AP Makes the First Move Towards a Sustainable News Ecosystem
The cryptocurrency journalism and news media startup, Civil, has recently partnered with the Associated Press (AP) to take their platform to the next level. This collaboration plans to benefit both parties while ensuring that news stories are original, credible and uneasily shared or altered by foreign sources. AP has allowed Civil access to their news content and Civil will utilize the blockchain to monitor its distribution along with securing that it’s appropriately licensed. AP’s Senior Vice President for Strategy and Enterprise Development, Jim Kennedy, told the Scope Weekly that
AP has always tried to be a first mover in response to digital trends with potential impact on the news business. Blockchain technology could prove to be important in the future for registering and protecting content in syndication.
Can the Blockchain Stop Fake News?
Kennedy believes that manipulation of original news content has continually worsened in recent years especially with the rise of search, social and mobile sharing features. These disruptions prevent credit or compensation from ever reaching the authors. The “fake news” epidemic is something that Kennedy believes can improve through blockchain technologies such as those used by Civil.

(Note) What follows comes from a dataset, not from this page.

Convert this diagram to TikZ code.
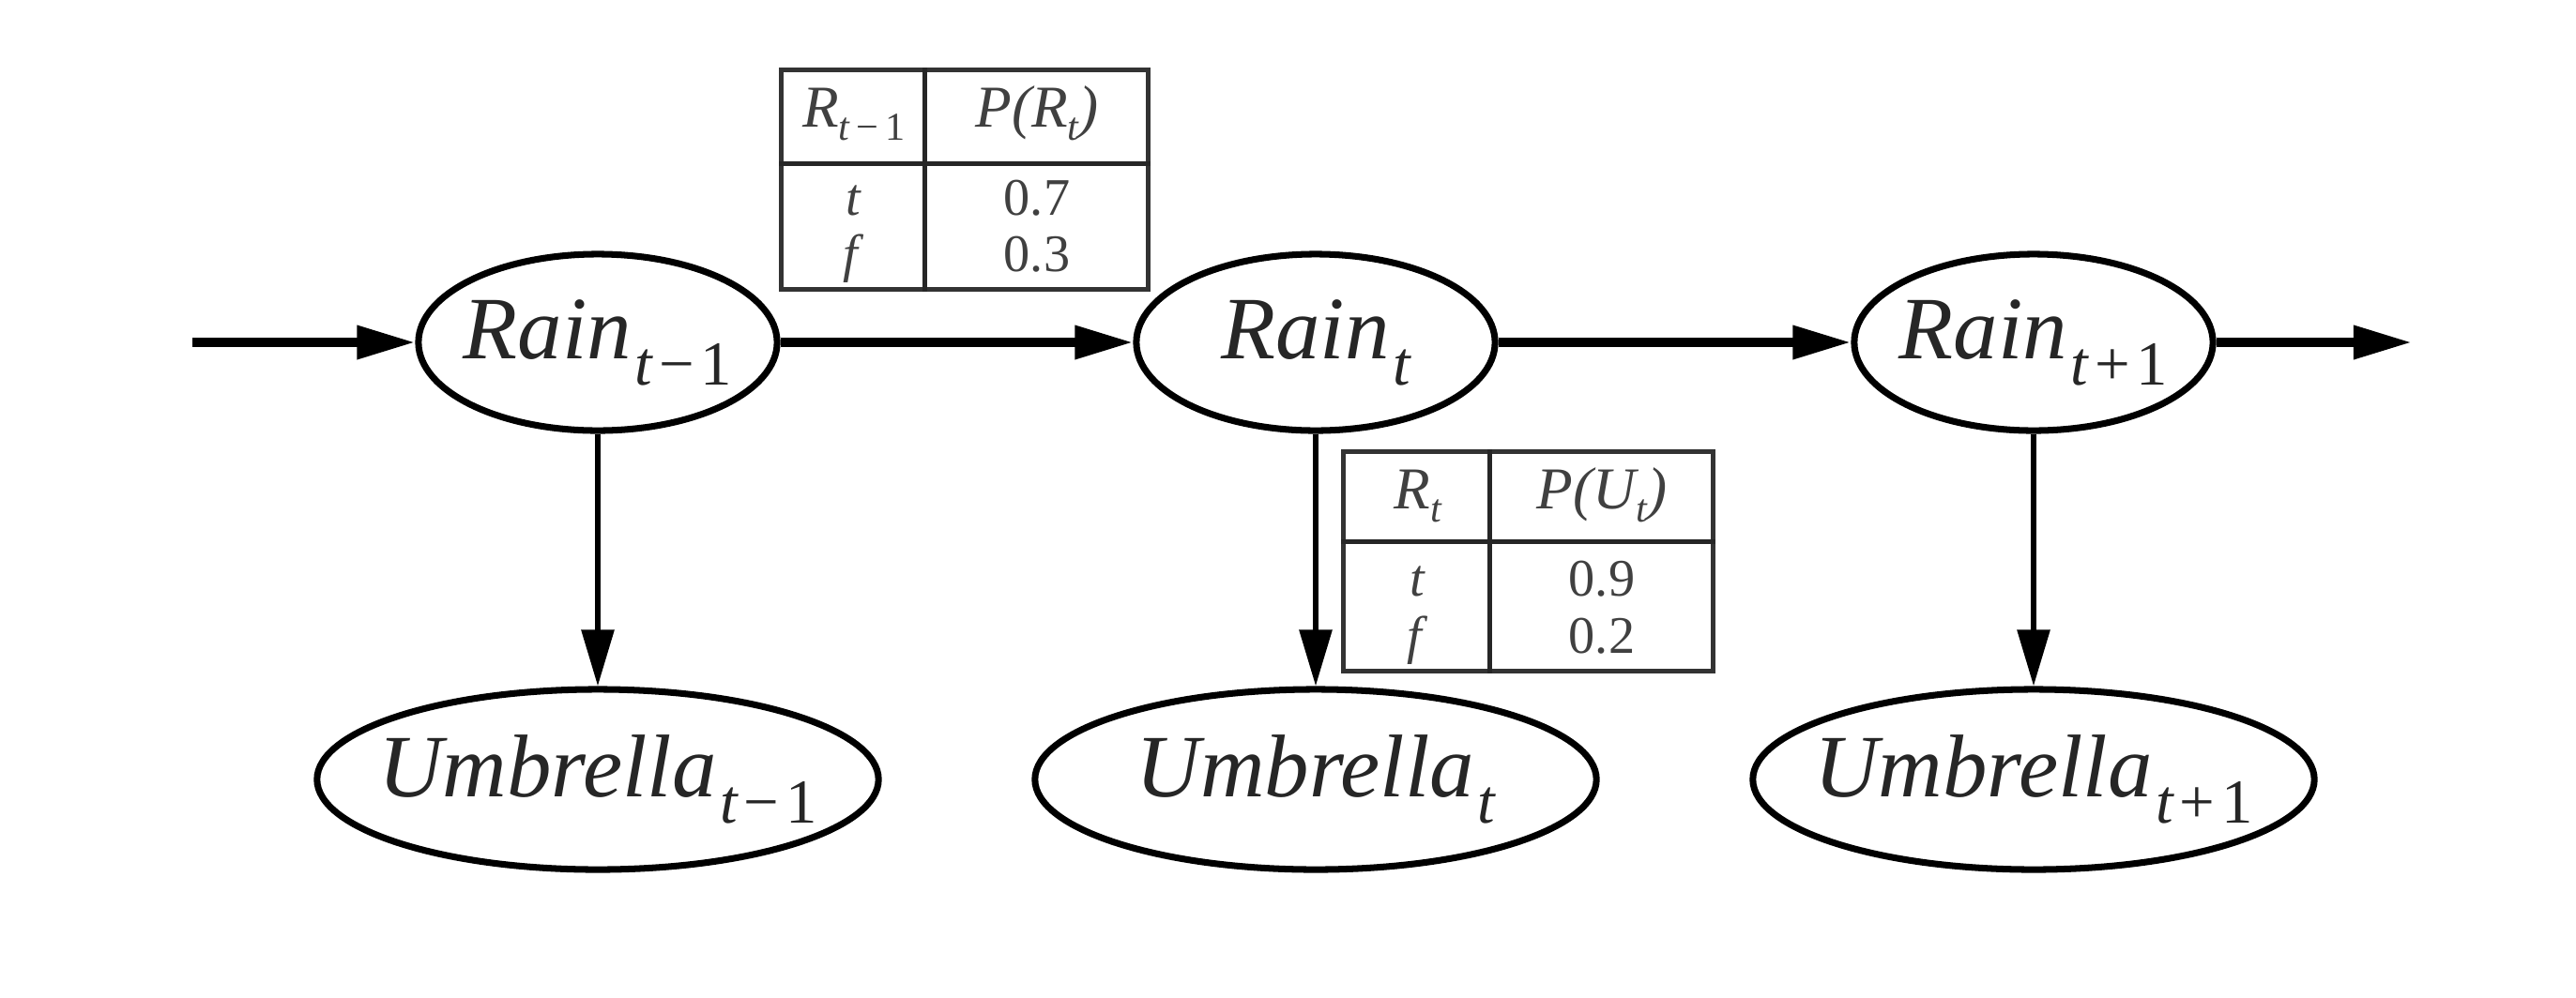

Kennedy told the Scope Weekly, “Blockchain technology could help address both of these problems by making it possible to establish ownership, track usage and enforce publishing rights. Civil also hopes it will open up a new path to sustainable journalism, which is a goal worthy of our support.”
Due to the early stages of Blockchain development and integration, Kennedy is uncertain about how it will play a role in the future of journalism. However, he did say that the blockchain “holds promise for establishing ownership and rights to all kinds of creative content, which is a step forward on the wide-open internet.” Saying that AP is taking a ‘crawl, walk, run’ approach to this collaboration, Kennedy is excited to explore the opportunities. Kennedy told the Scope Weekly that AP is
interested in participating as one of Civil’s first service providers and exposing the value of AP to a set of news outlets that we might not otherwise be able to reach.
The two-year-old cryptocurrency startup has already raised $5 million for its blockchain technology which they plan to make available for the entire journalistic ecosystem. Last month, Civil partnered with a Singapore-based media company, Splice, to team up on 100 media projects in Asia over the next three years. Civil is set to announce even more alliances in the coming weeks as well.
Their initial coin offering (ICO) is scheduled to start September 18th and is open now for pre-registration. The blockchain is just now intersecting with the mainstream news media. With all of the mis/disinformation available today, it’s intriguing to see the news industry using disruptive options to uphold non-biased, accurate and professionally written content. It’s also enabling purchasing power of information through coin structures that although opposes AP’s traditional ways, Kennedy told the Scope Weekly that he is
nonetheless be interested to see how the token system evolves and what future opportunities it might enable.